By Chris Taydus
Riderwood TV Manager
While the term High Definition is thrown around relatively frequently in today’s world, and its basic concept is understood by many, the specifics of the difference between the terms high definition and standard definition might be less clear.
At its truest designation, high definition is simply a larger number of pixels, or the tiny areas of light on a display screen, making up the image you see on the television. Imagine you’re drawing an image using only dots. The smaller the pen, the more dots you could place, and the clearer the image would look to an observer.
A standard definition television signal is made up of 213,840 pixels while high definition television signal at its lowest resolution (720p) is made up of 921,600 pixels. This larger number of pixels allows for the image to be increased in size without losing as much quality. To take this concept to an extreme, the signal that feeds the world’s largest high-definition display, the video board at the Dallas Cowboys’ AT&T Stadium, is the same signal resolution produced by most high definition Blu-ray disc playback devices available to consumers.

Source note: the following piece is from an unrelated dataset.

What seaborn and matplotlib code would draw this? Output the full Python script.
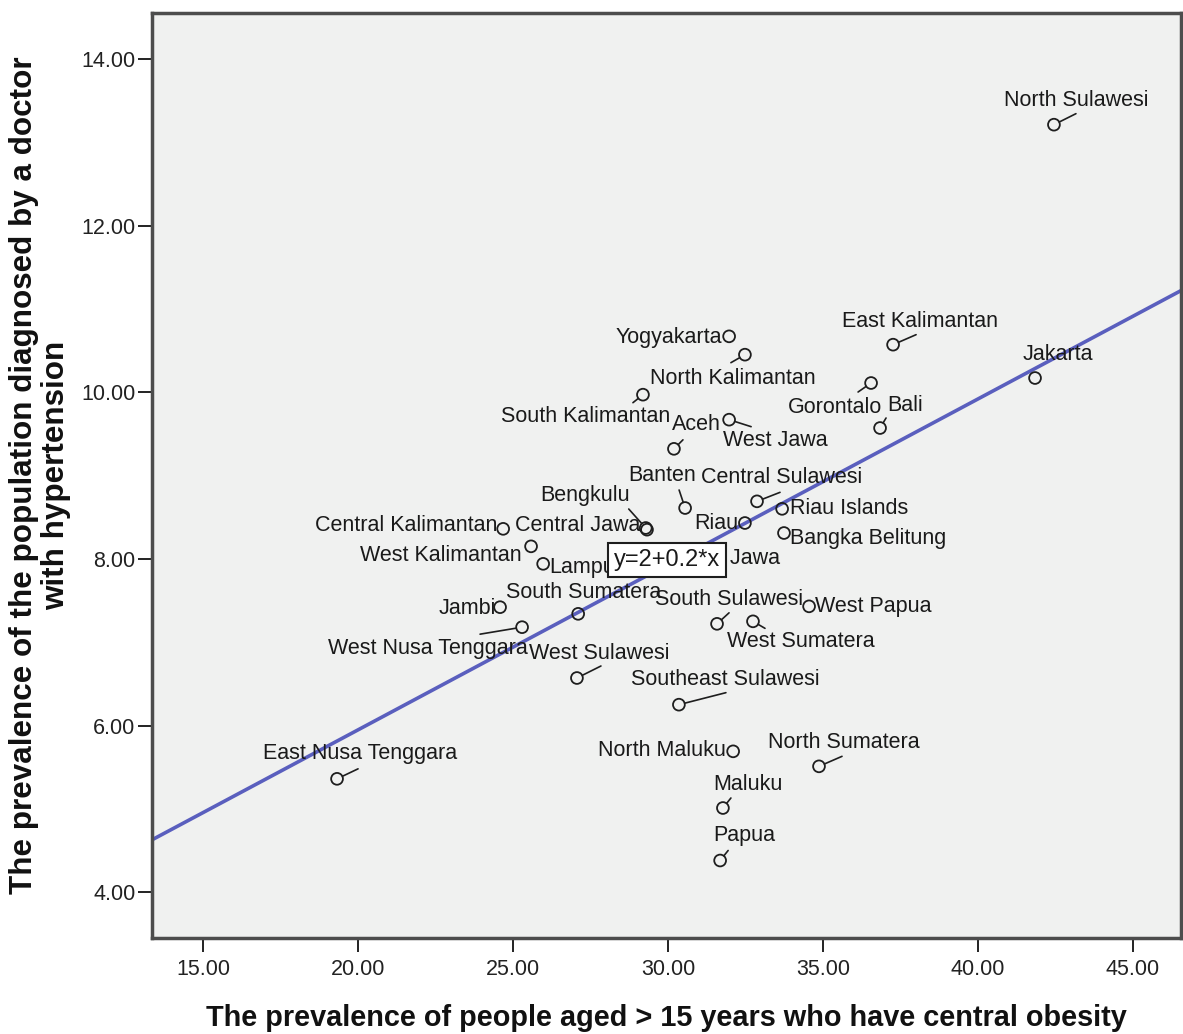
import numpy as np
import pandas as pd
import seaborn as sns
import matplotlib.pyplot as plt

# ---------------- data ----------------
provinces = [
    "North Sulawesi", "East Kalimantan", "Jakarta", "Gorontalo", "Bali",
    "Yogyakarta", "North Kalimantan", "South Kalimantan", "Aceh", "West Jawa",
    "Banten", "Central Sulawesi", "Riau Islands", "Riau", "Bangka Belitung",
    "Bengkulu", "Central Jawa", "Central Kalimantan", "West Kalimantan", "Lampung",
    "East Jawa", "South Sumatera", "Jambi", "West Nusa Tenggara", "West Sulawesi",
    "South Sulawesi", "West Sumatera", "West Papua", "Southeast Sulawesi", "North Maluku",
    "North Sumatera", "Maluku", "Papua", "East Nusa Tenggara",
]
central_obesity = [
    42.45, 37.26, 41.84, 36.55, 36.84,
    31.97, 32.48, 29.19, 30.19, 31.97,
    30.55, 32.87, 33.68, 32.48, 33.74,
    29.28, 29.32, 24.68, 25.58, 25.97,
    30.39, 27.10, 24.58, 25.29, 27.06,
    31.58, 32.74, 34.55, 30.35, 32.10,
    34.87, 31.77, 31.68, 19.32,
]
hypertension = [
    13.21, 10.57, 10.17, 10.11, 9.57,
    10.67, 10.45, 9.97, 9.32, 9.67,
    8.61, 8.69, 8.60, 8.43, 8.31,
    8.37, 8.35, 8.36, 8.15, 7.94,
    8.00, 7.34, 7.42, 7.18, 6.57,
    7.22, 7.25, 7.43, 6.25, 5.69,
    5.51, 5.01, 4.38, 5.36,
]
x_ticks = [15, 20, 25, 30, 35, 40, 45]
y_ticks = [4, 6, 8, 10, 12, 14]
equation_text = "y=2+0.2*x"
x_title = "The prevalence of people aged > 15 years who have central obesity"
y_title = "The prevalence of the population diagnosed by a doctor\nwith hypertension"

df = pd.DataFrame({"province": provinces, "obesity": central_obesity,
                   "hypertension": hypertension})

# ---------------- label layout (pixel offsets from the point) ----------------
# name: (dx, dy, ha, leader_end or None)
label_layout = {
    "North Sulawesi": (-50, 24, "left", (22, 11)),
    "East Kalimantan": (-51, 23, "left", (23, 10)),
    "Jakarta": (-12, 24, "left", None),
    "Gorontalo": (-83, -24, "left", (-13, -9)),
    "Bali": (7, 23, "left", (6, 10)),
    "Yogyakarta": (-7, -1, "right", None),
    "North Kalimantan": (-95, -24, "left", (-14, -8)),
    "South Kalimantan": (27, -22, "right", (-10, -8)),
    "Aceh": (-2, 24, "left", (9, 9)),
    "West Jawa": (-6, -21, "left", (22, -7)),
    "Banten": (-57, 33, "left", (-6, 18)),
    "Central Sulawesi": (-56, 24, "left", (23, 9)),
    "Riau Islands": (8, 0, "left", None),
    "Riau": (-7, 0, "right", None),
    "Bangka Belitung": (6, -5, "left", None),
    "Bengkulu": (-105, 33, "left", (-17, 19)),
    "Central Jawa": (-7, 4, "right", None),
    "Central Kalimantan": (-6, 3, "right", None),
    "West Kalimantan": (-9, -9, "right", None),
    "Lampung": (6, -4, "left", None),
    "East Jawa": (1, 0, "left", None),
    "South Sumatera": (-72, 21, "left", None),
    "Jambi": (-4, -1, "right", None),
    "West Nusa Tenggara": (-194, -21, "left", (-42, -7)),
    "West Sulawesi": (-48, 25, "left", (24, 12)),
    "South Sulawesi": (-62, 24, "left", (12, 11)),
    "West Sumatera": (-26, -20, "left", (12, -7)),
    "West Papua": (6, 0, "left", None),
    "Southeast Sulawesi": (-48, 25, "left", (47, 12)),
    "North Maluku": (-7, 1, "right", None),
    "North Sumatera": (-51, 24, "left", (23, 10)),
    "Maluku": (-10, 24, "left", (8, 10)),
    "Papua": (-7, 25, "left", (8, 10)),
    "East Nusa Tenggara": (-74, 25, "left", (21, 10)),
}

# ---------------- style ----------------
sns.set_theme(style="white")
plt.rcParams["font.family"] = ["Liberation Sans", "DejaVu Sans"]

fig = plt.figure(figsize=(11.83, 10.34), dpi=100)
fig.patch.set_facecolor("white")
ax = fig.add_axes([0.12849, 0.09284, 0.86983, 0.89458])
ax.set_facecolor("#F0F1F0")
ax.set_xlim(13.35, 46.55)
ax.set_ylim(3.45, 14.55)

sns.regplot(data=df, x="obesity", y="hypertension", ax=ax, scatter=False,
            ci=None, truncate=False,
            line_kws=dict(color="#5A5FBE", lw=2.6, zorder=2))
ax.set_xlim(13.35, 46.55)
ax.set_ylim(3.45, 14.55)

sns.scatterplot(data=df, x="obesity", y="hypertension", ax=ax, marker="o",
                s=72, facecolors="none", edgecolors="#1e1e1e", linewidths=1.3,
                zorder=4)

for name, xv, yv in zip(provinces, central_obesity, hypertension):
    dx, dy, ha, leader = label_layout[name]
    if leader is not None:
        ax.annotate("", xy=(xv, yv), xytext=leader, textcoords="offset pixels",
                    arrowprops=dict(arrowstyle="-", color="#1e1e1e", lw=1.2,
                                    shrinkA=0, shrinkB=4.3), zorder=3)
    ax.annotate(name, xy=(xv, yv), xytext=(dx, dy), textcoords="offset pixels",
                ha=ha, va="center", fontsize=15.5, color="#1a1a1a", zorder=5)

ax.text(0.5005, 0.4086, equation_text, transform=ax.transAxes, ha="center",
        va="center", fontsize=17, color="#1a1a1a", zorder=6,
        bbox=dict(boxstyle="square,pad=0.24", fc="white", ec="#1e1e1e", lw=1.5))

ax.set_xticks(x_ticks)
ax.set_yticks(y_ticks)
ax.set_xticklabels([f"{v:.2f}" for v in x_ticks], fontsize=15.5,
                   color="#222222")
ax.set_yticklabels([f"{v:.2f}" for v in y_ticks], fontsize=15.5,
                   color="#222222")
ax.tick_params(axis="both", direction="out", length=10, width=1.4,
               color="#222222", bottom=True, left=True)
ax.tick_params(axis="x", pad=5)
ax.tick_params(axis="y", pad=2)

for sp in ax.spines.values():
    sp.set_color("#4d4d4d")
    sp.set_linewidth(2.5)
    sp.set_visible(True)

ax.set_xlabel(x_title, fontsize=20.8, fontweight="bold", color="#111111")
ax.xaxis.label.set_va("center")
ax.xaxis.set_label_coords(0.5, -0.0865)
ax.set_ylabel(y_title, fontsize=22.6, fontweight="bold", color="#111111",
              multialignment="center", linespacing=1.05)
ax.yaxis.label.set_va("center")
ax.yaxis.set_label_coords(-0.1088, 0.5)

fig.savefig("out.png", dpi=100, facecolor="white")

High definition also brings a multitude of other features thanks in part to the information transmission rates that High Definition TV (HDTV) signals allow compared to its predecessor. Audio is much clearer in high definition because the audio is now uncompressed because a larger amount of audio data can fit in HDTV cables. HDTV will also allow viewers access to more channels that are HD exclusive and the full Comcast On Demand library of shows.